Retype, exactly as they stand, the lines from the start of the data to the line that contains "52.9, 47.8, 49.6]", both ends included. Leave the pictures out.

● **Material provided**:
************
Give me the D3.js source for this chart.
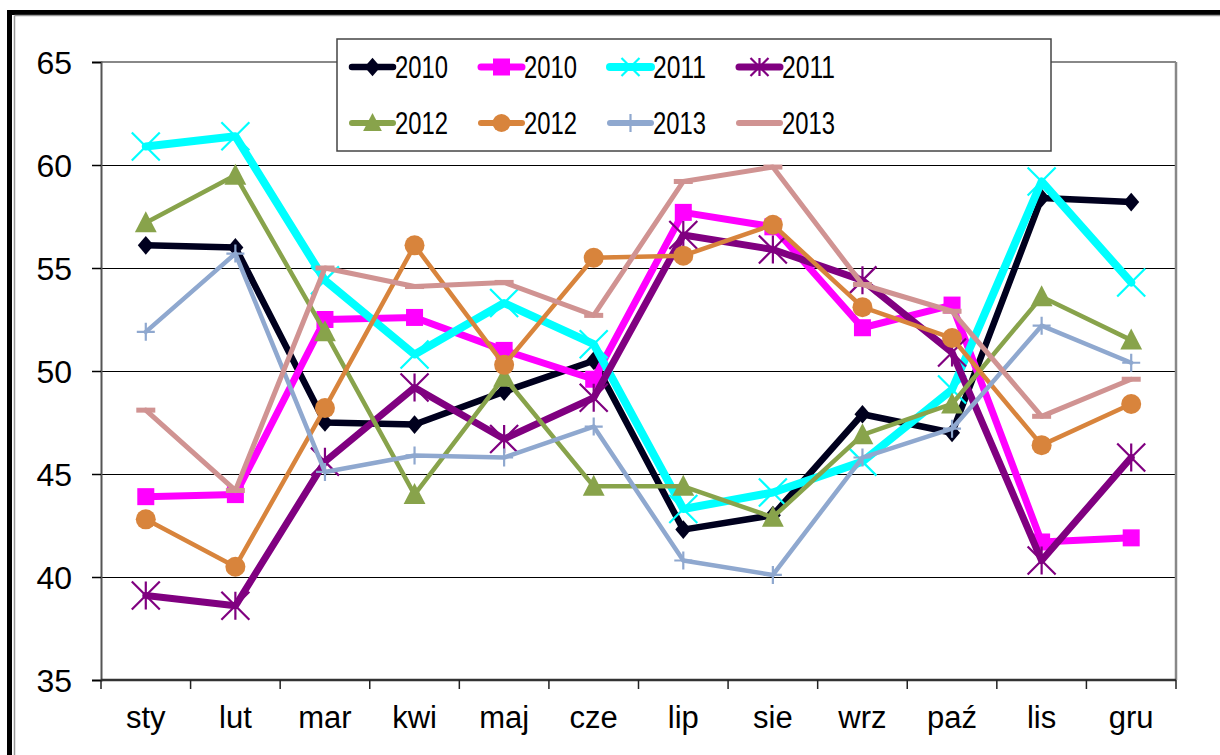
<!DOCTYPE html>
<html>
<head>
<meta charset="utf-8">
<script src="https://cdn.jsdelivr.net/npm/d3@7"></script>
<style>
  body { margin: 0; background: #fff; }
  svg { display: block; font-family: "Liberation Sans", Arial, sans-serif; }
</style>
</head>
<body>
<div id="chart"></div>
<script>
const months = ['sty', 'lut', 'mar', 'kwi', 'maj', 'cze', 'lip', 'sie', 'wrz', 'paź', 'lis', 'gru']
const yTicks = [35, 40, 45, 50, 55, 60, 65]

const s2010a = [56.1, 56.0, 47.5, 47.4, 49.0, 50.5, 42.3, 43.0, 47.9, 47.0, 58.4, 58.2]
const s2010b = [43.9, 44.0, 52.5, 52.6, 51.0, 49.6, 57.7, 57.0, 52.1, 53.2, 41.7, 41.9]
const s2011a = [60.9, 61.4, 54.4, 50.8, 53.3, 51.3, 43.3, 44.1, 45.6, 49.1, 59.2, 54.3]
const s2011b = [39.1, 38.6, 45.6, 49.2, 46.7, 48.7, 56.6, 55.9, 54.4, 50.9, 40.8, 45.8]
const s2012a = [57.2, 59.5, 51.9, 44.0, 49.7, 44.4, 44.4, 42.9, 46.9, 48.4, 53.6, 51.5]
const s2012b = [42.8, 40.5, 48.2, 56.1, 50.3, 55.5, 55.6, 57.1, 53.1, 51.6, 46.4, 48.4]
const s2013a = [51.9, 55.7, 45.1, 45.9, 45.8, 47.3, 40.8, 40.1, 45.8, 47.2, 52.2, 50.4]
const s2013b = [48.1, 44.2, 55.0, 54.1, 54.3, 52.7, 59.2, 59.9, 54.2, 52.9, 47.8, 49.6]

const seriesNames = ['2010', '2010', '2011', '2011', '2012', '2012', '2013', '2013']
const seriesValues = [s2010a, s2010b, s2011a, s2011b, s2012a, s2012b, s2013a, s2013b]
const seriesColors = ['#00001e', '#ff00ff', '#00ffff', '#800080', '#88a34b', '#d8843c', '#8fa8cf', '#d09392']
const seriesWidths = [6.5, 7, 8, 7, 4.5, 4.5, 4.5, 5]
const seriesMarkers = ['diamond', 'square', 'x', 'star', 'triangle', 'circle', 'plus', 'dash']

const W = 1220, H = 755
const plotLeft = 101, plotRight = 1176, plotTop = 62, plotBottom = 680

const svg = d3.select('#chart').append('svg')
  .attr('width', W)
  .attr('height', H)

// outer frame (double line, cut by the window)
svg.append('rect').attr('x', 7).attr('y', 10).attr('width', W).attr('height', 5).attr('fill', '#000')
svg.append('rect').attr('x', 7).attr('y', 10).attr('width', 5).attr('height', H).attr('fill', '#000')
svg.append('line').attr('x1', 14.5).attr('x2', W).attr('y1', 15.5).attr('y2', 15.5)
  .attr('stroke', '#999').attr('stroke-width', 1.5)
svg.append('line').attr('x1', 14.5).attr('x2', 14.5).attr('y1', 15.5).attr('y2', H)
  .attr('stroke', '#999').attr('stroke-width', 1.5)

const x = d3.scaleBand().domain(months).range([plotLeft, plotRight])
const cx = m => x(m) + x.bandwidth() / 2
const y = d3.scaleLinear().domain([35, 65]).range([plotBottom, plotTop])

// gridlines
svg.append('g')
  .attr('transform', `translate(${plotLeft},0)`)
  .call(d3.axisLeft(y).tickValues(yTicks.slice(1, -1)).tickSize(-(plotRight - plotLeft)).tickFormat(''))
  .call(g => g.select('.domain').remove())
  .call(g => g.selectAll('line').attr('stroke', '#000').attr('stroke-width', 1.2))

// plot border top/right
svg.append('line').attr('x1', plotLeft).attr('x2', plotRight).attr('y1', plotTop).attr('y2', plotTop)
  .attr('stroke', '#888').attr('stroke-width', 2)
svg.append('line').attr('x1', plotRight).attr('x2', plotRight).attr('y1', plotTop).attr('y2', plotBottom)
  .attr('stroke', '#888').attr('stroke-width', 2.5)

// y axis
svg.append('g')
  .attr('transform', `translate(${plotLeft},0)`)
  .call(d3.axisLeft(y).tickValues(yTicks).tickSize(9).tickPadding(20))
  .call(g => g.select('.domain').attr('stroke', '#555').attr('stroke-width', 2))
  .call(g => g.selectAll('.tick line').attr('stroke', '#000').attr('stroke-width', 1.5))
  .call(g => g.selectAll('text').attr('fill', '#000').attr('font-size', 32)
    .attr('font-family', '"Liberation Sans", Arial, sans-serif').attr('dy', '0.35em'))

// x axis line and ticks at band edges
svg.append('line').attr('x1', plotLeft).attr('x2', plotRight).attr('y1', plotBottom).attr('y2', plotBottom)
  .attr('stroke', '#333').attr('stroke-width', 2.5)
const edges = months.map(m => x(m)).concat([x.range()[1]])
svg.append('g').selectAll('line').data(edges).enter().append('line')
  .attr('x1', d => d).attr('x2', d => d)
  .attr('y1', plotBottom).attr('y2', plotBottom + 9)
  .attr('stroke', '#222').attr('stroke-width', 1.5)
svg.append('g').selectAll('text').data(months).enter().append('text')
  .attr('x', d => cx(d))
  .attr('y', 728)
  .attr('text-anchor', 'middle')
  .attr('font-size', 31)
  .attr('fill', '#000')
  .text(d => d)

function drawMarker(g, type, color, size) {
  const s = size
  if (type === 'diamond') {
    g.append('path').attr('d', `M0,${-s * 0.55}L${s * 0.47},0L0,${s * 0.55}L${-s * 0.47},0Z`).attr('fill', color)
  } else if (type === 'square') {
    g.append('rect').attr('x', -s / 2).attr('y', -s / 2).attr('width', s).attr('height', s).attr('fill', color)
  } else if (type === 'x') {
    g.append('path').attr('d', `M${-s / 2},${-s / 2}L${s / 2},${s / 2}M${s / 2},${-s / 2}L${-s / 2},${s / 2}`)
      .attr('stroke', color).attr('stroke-width', 2.2)
  } else if (type === 'star') {
    g.append('path').attr('d', `M${-s / 2},${-s / 2}L${s / 2},${s / 2}M${s / 2},${-s / 2}L${-s / 2},${s / 2}M0,${-s / 2}L0,${s / 2}`)
      .attr('stroke', color).attr('stroke-width', 2.2)
  } else if (type === 'triangle') {
    g.append('path').attr('d', `M0,${-s * 0.55}L${s * 0.52},${s * 0.45}L${-s * 0.52},${s * 0.45}Z`).attr('fill', color)
  } else if (type === 'circle') {
    g.append('circle').attr('r', s / 2).attr('fill', color)
  } else if (type === 'plus') {
    g.append('path').attr('d', `M${-s / 2},0L${s / 2},0M0,${-s / 2}L0,${s / 2}`)
      .attr('stroke', color).attr('stroke-width', 2.2)
  } else if (type === 'dash') {
    g.append('rect').attr('x', -s / 2).attr('y', -2.5).attr('width', s).attr('height', 5).attr('fill', color)
  }
}
const markerSizes = { diamond: 17, square: 17, x: 28, star: 28, triangle: 21, circle: 20, plus: 18, dash: 19 }

const line = d3.line().x((d, i) => cx(months[i])).y(d => y(d))

seriesValues.forEach((vals, si) => {
  const g = svg.append('g')
  g.append('path').datum(vals)
    .attr('d', line)
    .attr('fill', 'none')
    .attr('stroke', seriesColors[si])
    .attr('stroke-width', seriesWidths[si])
    .attr('stroke-linejoin', 'round')
    .attr('stroke-linecap', 'round')
  vals.forEach((v, i) => {
    const mg = g.append('g').attr('transform', `translate(${cx(months[i])},${y(v)})`)
    drawMarker(mg, seriesMarkers[si], seriesColors[si], markerSizes[seriesMarkers[si]])
  })
})

// legend
const lg = svg.append('g')
lg.append('rect').attr('x', 337).attr('y', 39).attr('width', 714).attr('height', 112)
  .attr('fill', '#fff').attr('stroke', '#444').attr('stroke-width', 1.5)
seriesNames.forEach((name, i) => {
  const col = i % 4, row = Math.floor(i / 4)
  const lx = 352 + col * 129, ly = 67 + row * 56
  const item = lg.append('g')
  item.append('line').attr('x1', lx).attr('x2', lx + 41).attr('y1', ly).attr('y2', ly)
    .attr('stroke', seriesColors[i]).attr('stroke-width', Math.max(seriesWidths[i], 6))
    .attr('stroke-linecap', 'round')
  const mg = item.append('g').attr('transform', `translate(${lx + 20.5},${ly})`)
  drawMarker(mg, seriesMarkers[i], seriesColors[i], Math.min(markerSizes[seriesMarkers[i]], 18))
  item.append('text').attr('x', lx + 43).attr('y', ly + 11)
    .attr('font-size', 32)
    .attr('textLength', 53)
    .attr('lengthAdjust', 'spacingAndGlyphs')
    .attr('fill', '#000')
    .text(name)
})
</script>
</body>
</html>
************
● **Final result**:
Give me the D3.js source for this chart.
<!DOCTYPE html>
<html>
<head>
<meta charset="utf-8">
<script src="https://cdn.jsdelivr.net/npm/d3@7"></script>
<style>
  body { margin: 0; background: #fff; }
  svg { display: block; font-family: "Liberation Sans", Arial, sans-serif; }
</style>
</head>
<body>
<div id="chart"></div>
<script>
const months = ['sty', 'lut', 'mar', 'kwi', 'maj', 'cze', 'lip', 'sie', 'wrz', 'paź', 'lis', 'gru']
const yTicks = [35, 40, 45, 50, 55, 60, 65]

const s2010a = [56.1, 56.0, 47.5, 47.4, 49.0, 50.5, 42.3, 43.0, 47.9, 47.0, 58.4, 58.2]
const s2010b = [43.9, 44.0, 52.5, 52.6, 51.0, 49.6, 57.7, 57.0, 52.1, 53.2, 41.7, 41.9]
const s2011a = [60.9, 61.4, 54.4, 50.8, 53.3, 51.3, 43.3, 44.1, 45.6, 49.1, 59.2, 54.3]
const s2011b = [39.1, 38.6, 45.6, 49.2, 46.7, 48.7, 56.6, 55.9, 54.4, 50.9, 40.8, 45.8]
const s2012a = [57.2, 59.5, 51.9, 44.0, 49.7, 44.4, 44.4, 42.9, 46.9, 48.4, 53.6, 51.5]
const s2012b = [42.8, 40.5, 48.2, 56.1, 50.3, 55.5, 55.6, 57.1, 53.1, 51.6, 46.4, 48.4]
const s2013a = [51.9, 55.7, 45.1, 45.9, 45.8, 47.3, 40.8, 40.1, 45.8, 47.2, 52.2, 50.4]
const s2013b = [48.1, 44.2, 55.0, 54.1, 54.3, 52.7, 59.2, 59.9, 54.2, 52.9, 47.8, 49.6]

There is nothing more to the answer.